Back in the last century I was the responsible engineer on the redesigned
solid-state power amplifier for the Phoenix Missile. We were really pushing the
state of the art with the design. Operating at X-Band the final amplifier of the
three-stage PA used 16 Impatt diodes in a cavity combiner. The diodes had to be
well-matched for a number of parameters, which really drove our vendors crazy.
We decided to provide each of them with a Hughes-designed waveguide fixture and
the test equipment to operate it using our test software (which I wrote). One of
my guys wrote this up in Microwave and RF Magazine, August 1987. We built the
first copy of the fixture in our engineering machine shop and plated the brass
body with plenty of gold over a nickel flash.

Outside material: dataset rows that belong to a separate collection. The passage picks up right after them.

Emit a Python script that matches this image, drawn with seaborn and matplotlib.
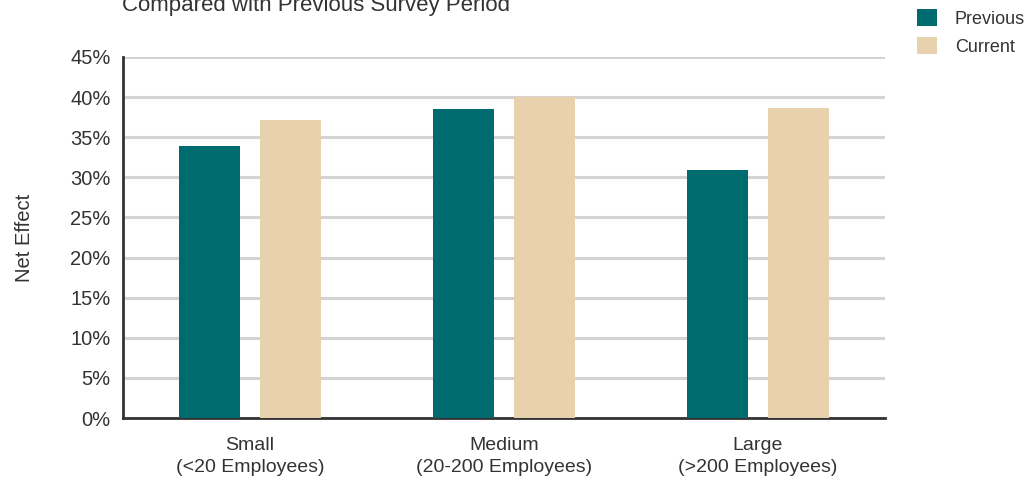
import numpy as np
import pandas as pd
import matplotlib
matplotlib.use("Agg")
import matplotlib.pyplot as plt
from matplotlib.ticker import FixedLocator, FuncFormatter
import seaborn as sns

categories = ["Small\n(<20 Employees)", "Medium\n(20-200 Employees)", "Large\n(>200 Employees)"]
periods = ["Previous", "Current"]
previous = [33.9, 38.5, 30.9]
current = [37.2, 40.0, 38.6]

df = pd.DataFrame({
    "category": categories * 2,
    "period": ["Previous"] * 3 + ["Current"] * 3,
    "value": previous + current,
})

sns.set_style("white")
plt.rcParams["font.family"] = ["Liberation Sans", "DejaVu Sans"]
txt = "#333333"

fig = plt.figure(figsize=(10.28, 4.78), dpi=100)
ax = fig.add_axes([123 / 1028, 1 - 418 / 478, (885 - 123) / 1028, (418 - 57) / 478])

sns.barplot(data=df, x="category", y="value", hue="period", hue_order=periods,
            palette=["#006B6E", "#E8D2AD"], width=0.638, gap=0.248,
            saturation=1, linewidth=0, ax=ax, zorder=3)

ax.set_ylim(0, 45)
ax.set_xlim(-0.5, 2.5)
ax.set_yticks(np.arange(0, 46, 5))
ax.yaxis.set_major_formatter(FuncFormatter(lambda v, p: f"{v:.0f}%"))
ax.yaxis.grid(True, color="#d3d3d3", linewidth=2.2, zorder=0)
ax.set_axisbelow(True)
ax.tick_params(axis="y", direction="in", length=5, width=1.2, color="#b0b0b0",
               labelsize=14.5, labelcolor=txt, pad=9)
ax.tick_params(axis="x", which="major", length=0, labelsize=14, labelcolor=txt, pad=14)
for lab in ax.get_xticklabels():
    lab.set_linespacing(1.35)
ax.xaxis.set_minor_locator(FixedLocator([0.5, 1.5, 2.5]))
ax.tick_params(axis="x", which="minor", direction="in", length=7, width=1.5, color="#333333")

for s in ["top", "right"]:
    ax.spines[s].set_visible(False)
for s in ["left", "bottom"]:
    ax.spines[s].set_color("#333333")
    ax.spines[s].set_linewidth(2)

ax.set_xlabel("")
ax.set_ylabel("Net Effect", fontsize=14.5, color=txt, labelpad=26)

handles, labels = ax.get_legend_handles_labels()
ax.get_legend().remove()
fig.legend(handles, labels, loc="upper left", bbox_to_anchor=(917 / 1028, 1 - 9 / 478),
           frameon=False, fontsize=13, handlelength=1.1, handleheight=1.1,
           labelspacing=0.5, handletextpad=1.0, borderpad=0, borderaxespad=0,
           labelcolor=txt)

fig.text(122 / 1028, 1 - 11 / 478, "Compared with Previous Survey Period",
         fontsize=16, color=txt, ha="left", va="baseline")

fig.savefig("out.png", dpi=100)
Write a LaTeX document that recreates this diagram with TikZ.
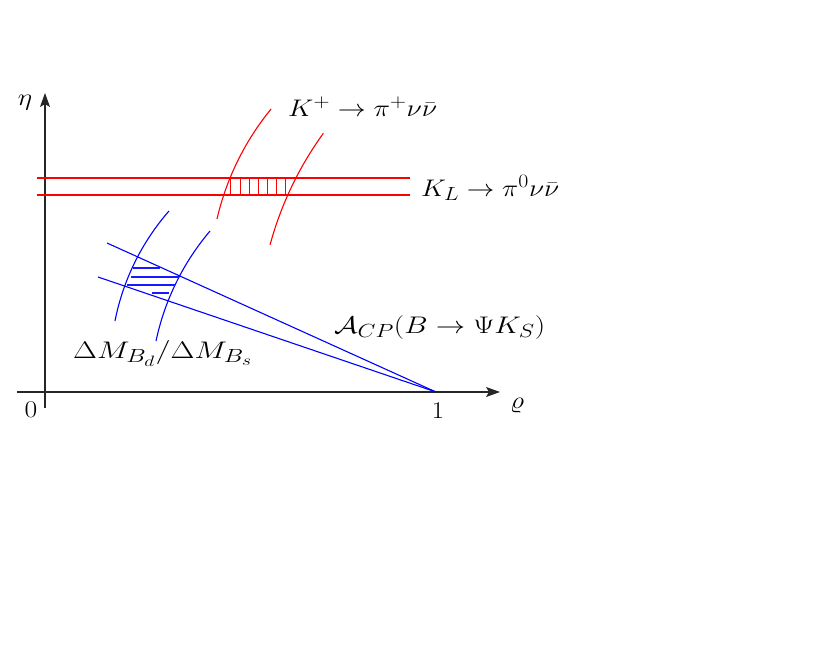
\RequirePackage{fix-cm}
\documentclass[tikz,border=0pt]{standalone}
\usepackage{graphicx}
\usetikzlibrary{arrows.meta}
\DeclareMathSizes{24}{24}{19}{15}
\newcommand{\fitw}[2]{\resizebox{#1}{\height}{#2}}
\newcommand{\wider}[1]{\scalebox{1.15}[1]{#1}}
\begin{document}
\begin{tikzpicture}[x=1pt,y=-1pt,
  axisline/.style={black!85,line width=1.1pt},
  redline/.style={red,line width=1.1pt},
  blueline/.style={blue,line width=1.1pt},
  hatchred/.style={red,line width=1pt},
  hatchblue/.style={blue!90!white,line width=1.1pt},
  lab/.style={inner sep=0pt,font=\fontsize{24}{29}\selectfont},
  tip/.style={-{Stealth[length=14pt,width=10pt,inset=3pt]}}]
\useasboundingbox (0,0) rectangle (817,654);
% axes
\coordinate (xa) at (17,392);
\coordinate (xb) at (500,392);
\coordinate (ya) at (45,408);
\coordinate (yb) at (45,93);
\draw[axisline,tip] (xa) -- (xb);
\draw[axisline,tip] (ya) -- (yb);
\node[lab,anchor=base] (eta) at (25,105) {\wider{$\eta$}};
\node[lab,anchor=base] (rho) at (517,408) {\wider{$\varrho$}};
\node[lab,anchor=base] (zero) at (31,417) {\wider{$0$}};
\node[lab,anchor=base] (one) at (438,418) {\wider{$1$}};
% red band
\coordinate (r1a) at (37,178); \coordinate (r1b) at (410,178);
\coordinate (r2a) at (37,195); \coordinate (r2b) at (410,195);
\draw[redline] (r1a) -- (r1b);
\draw[redline] (r2a) -- (r2b);
\foreach \x in {230.7,240.7,249.3,258.3,267.3,276.3,285.3}
  \draw[hatchred] (\x,178) -- (\x,195);
% red arcs
\draw[redline] plot[domain=193.06:219.3,samples=40,smooth] ({480+270*cos(\x)},{280+270*sin(\x)});
\draw[redline] plot[domain=195.2:215.9,samples=40,smooth] ({602+344*cos(\x)},{335+344*sin(\x)});
% blue arcs
\draw[blueline] plot[domain=191.15:221.15,samples=40,smooth] ({347.3+236.8*cos(\x)},{366.8+236.8*sin(\x)});
\draw[blueline] plot[domain=191.95:220.35,samples=40,smooth] ({400.3+249.7*cos(\x)},{392.7+249.7*sin(\x)});
% blue lines
\coordinate (apex) at (436,392);
\coordinate (b1) at (107,243);
\coordinate (b2) at (98,277);
\draw[blueline] (b1) -- (apex);
\draw[blueline] (b2) -- (apex);
% blue hatch
\draw[hatchblue] (133,268) -- (160,268);
\draw[hatchblue] (131,277) -- (179,277);
\draw[hatchblue] (127,285) -- (175,285);
\draw[hatchblue] (152,293) -- (169,293);
% labels
\node[lab,anchor=base west] (kplus) at (288,116) {\fitw{149pt}{$K^+\rightarrow\pi^+\nu\bar\nu$}};
\node[lab,anchor=base west] (kl) at (421,196) {\fitw{138pt}{$K_L\rightarrow\pi^0\nu\bar\nu$}};
\node[lab,anchor=base west] (acp) at (334,333) {\fitw{211pt}{$\mathcal{A}_{CP}(B\rightarrow\Psi K_S)$}};
\node[lab,anchor=base west] (dm) at (73,358) {\fitw{179pt}{$\Delta M_{B_d}/\Delta M_{B_s}$}};
\end{tikzpicture}
\end{document}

Then we sent the prints out to an outside vendor to make several copies to send
to our vendors. When we tested them we couldn't make power. Try to not get
ahead of me here... after agonizing tear down and physical measurements we
couldn't find anything wrong. I finally asked someone, "How thick is the
gold?" There was the answer. When you send a drawing to a plating shop that
only says, "Gold over nickel barrier, total thickness not to exceed... you get
back lots of nickel and one atom of gold. We stripped the plating and did it
over in our shop and everything worked.
Wes N7WS
On 10/1/2023 5:46 PM, Jim Lux wrote:
More than one engineer has been bitten by the nickel flash under the gold plating on microwave circuits - similar to
the discussion in the article. Yeah, silver plating is usually done to make it look pretty - and that
isn’t often optimum for RF properties. There are plating processes that are intended for RF, but it’s
specialized, and often with a much thicker plating than used for “pretty”. You see it when silver
plating aluminum (or carbon fiber) waveguides, for instance.
One other aspect of silver plating is that it can form whiskers - I’ve not heard about it as
much as tin whiskers, but that’s probably because silver plating is pretty rare these days -
if you want solderability, it’s gold, usually ENIG (gold over nickel).